Posted: Tue Mar 23, 2004 3:20 pm
by ray.wurlod
MukundShastri wrote:32-Bit or 64-bit pointers are dependent upon the OS system hardware configuration. The OS can be of 32-bit or 64-bit configuration. Please correct me if my understanding is wrong.
The operating system must also be able to support files of the size implied by 64-bit internal addressing. This is not the same thing as saying that the operating system has 64-bit capability, which usually refers to numeric data types.
The maximum size of an operating system file is the criterion. This is set in the kernel, and may be reduced by ulimit. The operating system does not see the 64-bit pointers within hashed files (these are seen only by DataStage).

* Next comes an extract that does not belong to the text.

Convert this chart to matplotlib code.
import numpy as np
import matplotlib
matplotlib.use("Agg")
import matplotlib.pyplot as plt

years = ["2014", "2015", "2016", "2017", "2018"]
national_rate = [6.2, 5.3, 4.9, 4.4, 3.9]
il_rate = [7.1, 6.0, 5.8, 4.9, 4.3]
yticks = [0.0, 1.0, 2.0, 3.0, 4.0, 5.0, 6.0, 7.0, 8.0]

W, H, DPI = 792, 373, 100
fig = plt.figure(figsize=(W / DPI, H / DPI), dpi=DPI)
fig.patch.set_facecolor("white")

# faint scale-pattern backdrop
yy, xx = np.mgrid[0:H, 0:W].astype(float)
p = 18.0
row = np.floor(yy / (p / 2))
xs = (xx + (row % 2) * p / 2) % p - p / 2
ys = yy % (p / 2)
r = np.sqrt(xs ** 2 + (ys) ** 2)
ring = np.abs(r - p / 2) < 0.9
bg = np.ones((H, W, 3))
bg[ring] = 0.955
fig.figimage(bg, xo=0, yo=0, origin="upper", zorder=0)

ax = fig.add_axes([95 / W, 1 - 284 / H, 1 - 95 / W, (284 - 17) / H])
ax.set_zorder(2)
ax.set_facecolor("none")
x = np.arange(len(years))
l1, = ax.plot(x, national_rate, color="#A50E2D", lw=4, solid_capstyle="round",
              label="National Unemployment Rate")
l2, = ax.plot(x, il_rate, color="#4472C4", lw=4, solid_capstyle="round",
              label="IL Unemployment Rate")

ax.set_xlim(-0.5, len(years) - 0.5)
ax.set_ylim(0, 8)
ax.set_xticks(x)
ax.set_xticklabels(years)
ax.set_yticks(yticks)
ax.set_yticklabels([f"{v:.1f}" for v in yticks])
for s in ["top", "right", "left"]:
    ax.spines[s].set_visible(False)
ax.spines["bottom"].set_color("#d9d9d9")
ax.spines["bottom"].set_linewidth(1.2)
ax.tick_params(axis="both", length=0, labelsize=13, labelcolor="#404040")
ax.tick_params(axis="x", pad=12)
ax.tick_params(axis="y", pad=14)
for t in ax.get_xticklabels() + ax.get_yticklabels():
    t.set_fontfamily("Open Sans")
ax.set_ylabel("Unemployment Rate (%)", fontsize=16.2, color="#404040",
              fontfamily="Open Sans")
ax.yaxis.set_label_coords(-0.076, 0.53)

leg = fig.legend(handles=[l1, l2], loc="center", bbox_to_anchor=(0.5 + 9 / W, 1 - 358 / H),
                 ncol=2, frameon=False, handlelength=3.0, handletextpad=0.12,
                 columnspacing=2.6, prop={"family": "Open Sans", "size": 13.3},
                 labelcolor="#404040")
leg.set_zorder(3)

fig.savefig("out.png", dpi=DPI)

Posted: Tue Mar 23, 2004 11:37 pm
by MukundShastri
Hi Ray,
Our Unix Sun Solaris operating system can store files of 10GB Plus size , however we are able to store Max size of Hash File as 2GB. Does it not contradict that "If max Size of the operating system file is the critirion for Hash File Size". Am I missing something from your comments made earlier ?
Thanks
Mukund

Posted: Wed Mar 24, 2004 12:14 am
by ray.wurlod
If your hashed files have 32-bit internal addressing (the default) they can only be up to 2GB in size.
If your hashed files have 64-bit internal addressing they can be larger than 2GB.
On Solaris the ulimit -f command will report the maximum size of an operating system file, however "unlimited" is misleading. There are other, built-in and hardware-specific limits. So, iirc, the maximum file size on Solaris is 1TB. This is theoretically the largest size that a hashed file with 64-bit internal addressing can be on Solaris. Of course, a file can not be larger than a file system.